Profound changes to UK politics mean Westminster is becoming a side show for the third sector, argues Graham Martin
It’s fair to say, I think, that it’s been a funny old election.
Not just for the anticipated result – with a week to go, as this is written, it’s too close to call on a UK scale. In Scotland, polls suggest the Labour Party is headed for an unprecedented near wipe-out.
Whatever the final outcome, it seems certain that deep stresses are causing the political topography of the UK to heave and crack – a seismic shift powered by the national question in Scotland.
Far from being resolved by it, last year’s referendum has set in train a process whose effects are still being felt.
Paradoxically, this has all made for an election which, while remarkable from a political point of view, has been somewhat underwhelming – not to say quiet – for the third sector in Scotland.

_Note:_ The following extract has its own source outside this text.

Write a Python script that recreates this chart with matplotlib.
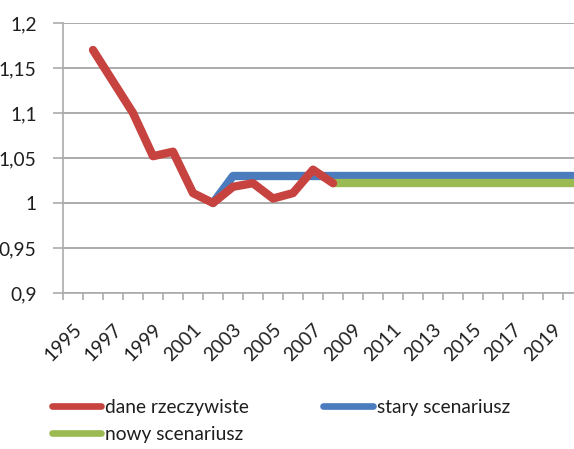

This – the potentially chilling effects of the Lobbying Act aside (more of that later) - is a consequence of the split polities which now govern the UK, and the evolving and contested spread of powers between them.
Deep stresses are causing the political topography of the UK to heave and crack – a seismic shift powered by the national question in Scotland
Put simply, there was probably not too much that the Westminster parties could realistically cede to the third sector here which is not already in the remit of the Scottish Parliament, or is in the process of becoming so.

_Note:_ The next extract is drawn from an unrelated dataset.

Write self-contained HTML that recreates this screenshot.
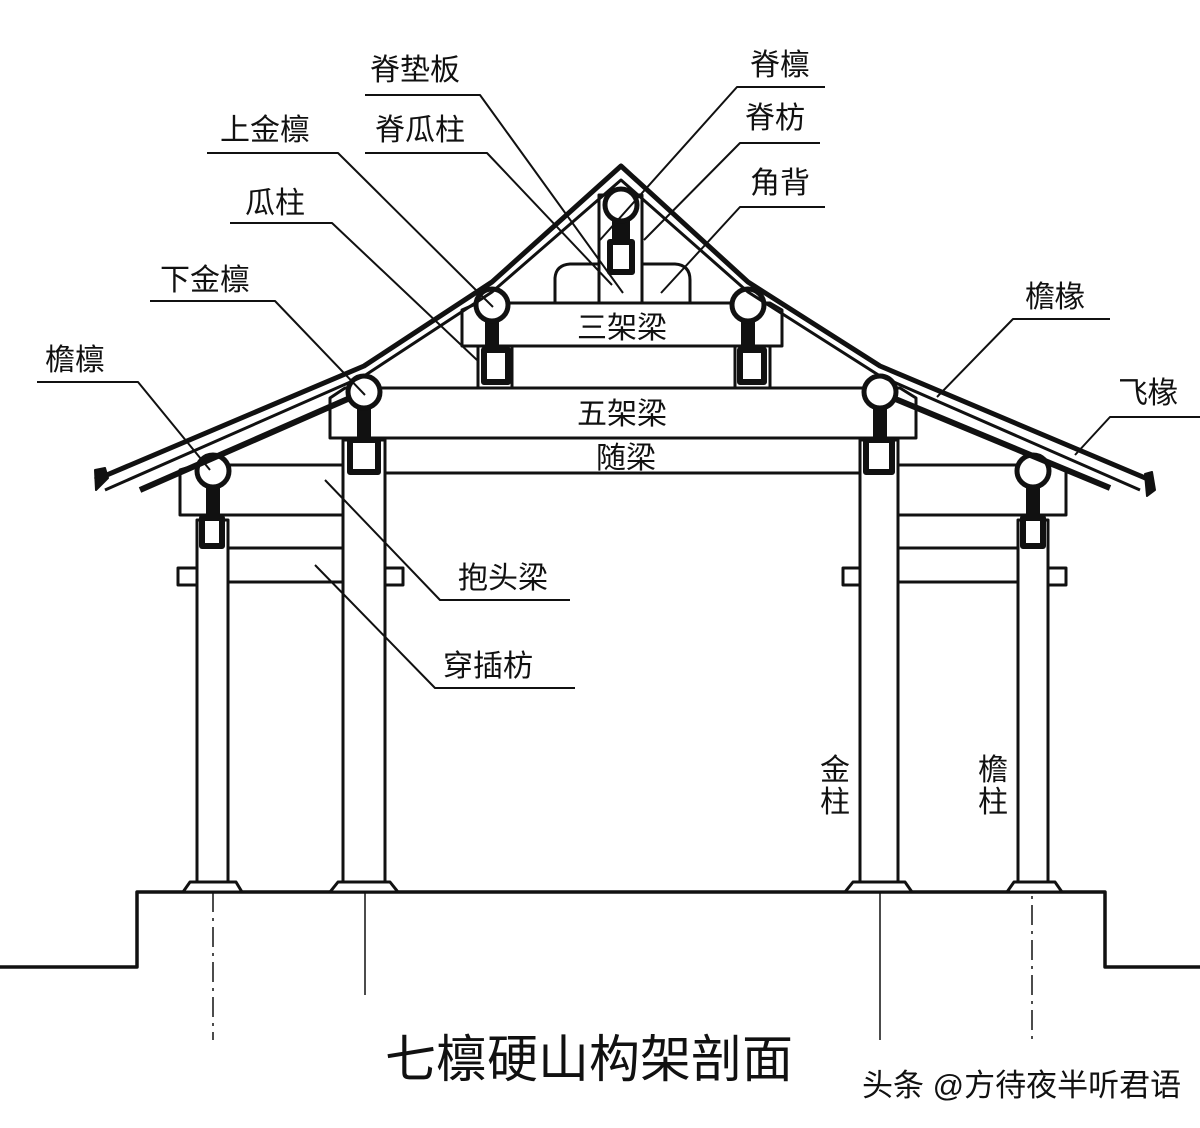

Tellingly, both Nicola Sturgeon and Scottish Labour leader Jim Murphy, in interviews with TFN which in effect marked the start of the third sector’s election campaign (see here and here), promised major changes to funding arrangements.

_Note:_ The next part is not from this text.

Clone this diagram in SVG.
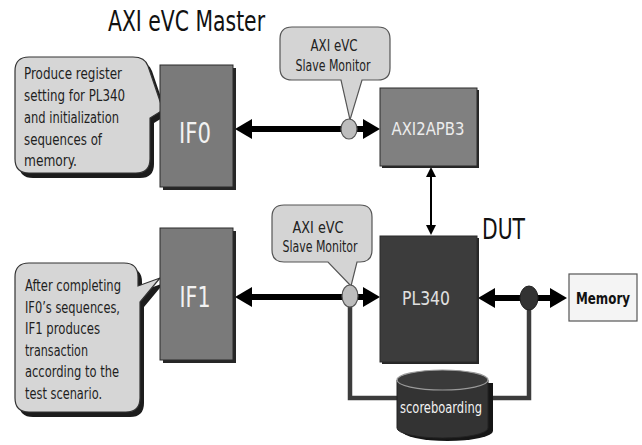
<svg xmlns="http://www.w3.org/2000/svg" width="642" height="445" viewBox="0 0 642 445">
<style>
  text { font-family: "DejaVu Sans Condensed", "DejaVu Sans", "Liberation Sans", sans-serif; font-stretch: condensed; }
  .call { fill: #d6d6d6; stroke: #333; stroke-width: 1.2; }
  .callsh { fill: #1c1c1c; }
  .ctext { font-size: 16px; fill: #1e1e1e; }
  .mon { fill: #d4d4d4; stroke: #555; stroke-width: 1.2; }
  .mtext { font-size: 15px; fill: #222; text-anchor: middle; }
  .shadow { fill: #262626; }
  .blk { stroke: #2a2a2a; stroke-width: 1; }
  .btext { text-anchor: middle; }
  .bus { stroke: #000; stroke-width: 6; fill: none; }
  .thin { stroke: #000; stroke-width: 2; fill: none; }
  .sb { stroke: #3c3c3c; stroke-width: 4.5; fill: none; }
</style>
<defs>
  <marker id="ah" markerUnits="userSpaceOnUse" markerWidth="17" markerHeight="20" refX="7" refY="10" orient="auto-start-reverse">
    <path d="M0,0 L17,10 L0,20 Z" fill="#000"/>
  </marker>
  <marker id="ahs" markerUnits="userSpaceOnUse" markerWidth="10" markerHeight="10" refX="4" refY="5" orient="auto-start-reverse">
    <path d="M0,0 L10,5 L0,10 Z" fill="#000"/>
  </marker>
</defs>
<rect x="0" y="0" width="642" height="445" fill="#fff"/>

<text id="title" x="108" y="31" font-size="28" fill="#111" textLength="157" lengthAdjust="spacingAndGlyphs">AXI eVC Master</text>
<text id="dut" x="482" y="239" font-size="29" fill="#111" textLength="43" lengthAdjust="spacingAndGlyphs">DUT</text>

<g id="connectors">
  <line class="bus" x1="245" y1="129" x2="370" y2="129" marker-start="url(#ah)" marker-end="url(#ah)"/>
  <line class="bus" x1="245" y1="297" x2="370" y2="297" marker-start="url(#ah)" marker-end="url(#ah)"/>
  <line class="bus" x1="488" y1="298" x2="557" y2="298" stroke-width="5" marker-start="url(#ah)" marker-end="url(#ah)"/>
  <line class="thin" x1="431" y1="173" x2="431" y2="229" marker-start="url(#ahs)" marker-end="url(#ahs)"/>
  <polyline class="sb" points="350,305 350,398 402,398"/>
  <polyline class="sb" points="529,308 529,398 484,398"/>
</g>

<g id="callout-if0">
  <path class="callsh" transform="translate(4,5)" d="M29,57 H133 Q145,57 148,66 L163,110 L150,118 V159 Q150,173 136,173 H29 Q15,173 15,159 V71 Q15,57 29,57 Z"/>
  <path class="call" d="M29,57 H133 Q145,57 148,66 L163,110 L150,118 V159 Q150,173 136,173 H29 Q15,173 15,159 V71 Q15,57 29,57 Z"/>
  <text class="ctext" x="24" y="79" textLength="98" lengthAdjust="spacingAndGlyphs">Produce register</text>
  <text class="ctext" x="24" y="101" textLength="101" lengthAdjust="spacingAndGlyphs">setting for PL340</text>
  <text class="ctext" x="24" y="123" textLength="95" lengthAdjust="spacingAndGlyphs">and initialization</text>
  <text class="ctext" x="24" y="145" textLength="78" lengthAdjust="spacingAndGlyphs">sequences of</text>
  <text class="ctext" x="24" y="166" textLength="53" lengthAdjust="spacingAndGlyphs">memory.</text>
</g>

<g id="callout-if1">
  <path class="callsh" transform="translate(4,5)" d="M29,263 H124 Q138,263 138,277 V286 L160,278 L140,302 V398 Q140,412 126,412 H29 Q15,412 15,398 V277 Q15,263 29,263 Z"/>
  <path class="call" d="M29,263 H124 Q138,263 138,277 V286 L160,278 L140,302 V398 Q140,412 126,412 H29 Q15,412 15,398 V277 Q15,263 29,263 Z"/>
  <text class="ctext" x="25" y="291" textLength="96" lengthAdjust="spacingAndGlyphs">After completing</text>
  <text class="ctext" x="25" y="313" textLength="95" lengthAdjust="spacingAndGlyphs">IF0’s sequences,</text>
  <text class="ctext" x="25" y="334" textLength="75" lengthAdjust="spacingAndGlyphs">IF1 produces</text>
  <text class="ctext" x="25" y="356" textLength="63" lengthAdjust="spacingAndGlyphs">transaction</text>
  <text class="ctext" x="25" y="377" textLength="94" lengthAdjust="spacingAndGlyphs">according to the</text>
  <text class="ctext" x="25" y="399" textLength="77" lengthAdjust="spacingAndGlyphs">test scenario.</text>
</g>

<g id="IF0">
  <rect class="shadow" x="163" y="68" width="73" height="122"/>
  <rect class="blk" x="160" y="65" width="73" height="122" fill="#7a7a7a"/>
  <text class="btext" x="195" y="143" font-size="28" fill="#f2f2f2" textLength="32" lengthAdjust="spacingAndGlyphs">IF0</text>
</g>

<g id="IF1">
  <rect class="shadow" x="163" y="231" width="73" height="132"/>
  <rect class="blk" x="160" y="228" width="73" height="132" fill="#7a7a7a"/>
  <text class="btext" x="195" y="307" font-size="28" fill="#f2f2f2" textLength="31" lengthAdjust="spacingAndGlyphs">IF1</text>
</g>

<g id="AXI2APB3">
  <rect class="shadow" x="382" y="90" width="97" height="78"/>
  <rect class="blk" x="380" y="88" width="97" height="78" fill="#808080"/>
  <text class="btext" x="428" y="135" font-size="18" fill="#ececec" textLength="73" lengthAdjust="spacingAndGlyphs">AXI2APB3</text>
</g>

<g id="PL340">
  <rect class="shadow" x="382" y="238" width="97" height="126"/>
  <rect class="blk" x="380" y="236" width="97" height="126" fill="#3c3c3c"/>
  <text class="btext" x="426" y="305" font-size="19" fill="#e0e0e0" textLength="48" lengthAdjust="spacingAndGlyphs">PL340</text>
</g>

<g id="Memory">
  <rect x="569" y="274" width="68" height="47" fill="#f4f4f4" stroke="#555" stroke-width="1.2"/>
  <text class="btext" x="603" y="304" font-size="15" font-weight="bold" fill="#111" textLength="54" lengthAdjust="spacingAndGlyphs">Memory</text>
</g>

<g id="monitor0">
  <path class="mon" d="M292,27 H378 Q390,27 390,39 V68 Q390,80 378,80 H362 L350,120 L341,80 H292 Q280,80 280,68 V39 Q280,27 292,27 Z"/>
  <text class="mtext" x="334" y="51" textLength="47" lengthAdjust="spacingAndGlyphs">AXI eVC</text>
  <text class="mtext" x="333" y="71" textLength="75" lengthAdjust="spacingAndGlyphs">Slave Monitor</text>
  <ellipse cx="349" cy="129" rx="8" ry="10" fill="#bdbdbd" stroke="#555" stroke-width="1.2"/>
</g>

<g id="monitor1">
  <path class="mon" d="M284,205 H360 Q372,205 372,217 V250 Q372,262 360,262 H357 L351,286 L328,262 H284 Q272,262 272,250 V217 Q272,205 284,205 Z"/>
  <text class="mtext" x="318" y="233" textLength="51" lengthAdjust="spacingAndGlyphs">AXI eVC</text>
  <text class="mtext" x="320" y="252" textLength="75" lengthAdjust="spacingAndGlyphs">Slave Monitor</text>
  <ellipse cx="350" cy="296" rx="8" ry="11" fill="#bdbdbd" stroke="#555" stroke-width="1.2"/>
</g>

<g id="tap">
  <ellipse cx="529" cy="298" rx="9" ry="12" fill="#333" stroke="#222" stroke-width="1"/>
</g>

<g id="scoreboarding">
  <path d="M402,383 V431 A45.5,10 0 0 0 493,431 V383 Z" fill="#161616"/>
  <path d="M397,380 V428 A45.5,10 0 0 0 488,428 V380 Z" fill="#333" stroke="#222" stroke-width="1"/>
  <ellipse cx="442.5" cy="380" rx="45.5" ry="10" fill="#3a3a3a" stroke="#9a9a9a" stroke-width="1.2"/>
  <text class="btext" x="441" y="413" font-size="15" fill="#f2f2f2" textLength="82" lengthAdjust="spacingAndGlyphs">scoreboarding</text>
</g>
</svg>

Sturgeon offered three year funding deals – Murphy trumped her with five. No mention of the mechanics of this – but were it ever to come to pass, the legislation will stay in Scotland and will never be darkened by Westminster’s gothic spires.
David Cameron caused a brief stir when he promised to allow people the right to buy social housing, to a chorus of understandable ourtrage. Except in Scotland where the right to buy has been abolished.
It was a similar story when Theresa May disinterred the mouldering corpse of the Big Society and propped it up at a jaunty if grotesque angle when she said public sector workers may be dragooned into some kind of “volunteer” force. Maybe. Big maybe. But not up here.
Welfare is the one increasingly contested area where the third sector’s demands corresponded with the Westminster reality. But the ground here is moving, with more powers coming over through the Smith process – and who knows how that will play out, post 7 May.
The abolition of the Lobbying Act – which has the potential to stifle charity campaigning – is another area where useful progress could be made, and Labour and SNP pledges to review the legislation were welcomed accordingly.
A range of third sector groups – from Environment Link to YouthLink Scotland – did the right thing – they used the election campaign to highlight the issues most urgent to them.
But there was a feeling of shadow boxing. Waiting for the real fight, which will come next year at the Scottish Parliament elections – increasingly the more influential arena as the political subduction zone starts to consume Westminster.
In shifting terrain it’s hard to get a bearing. Best to fix points on our own, firmer ground and set a course from there.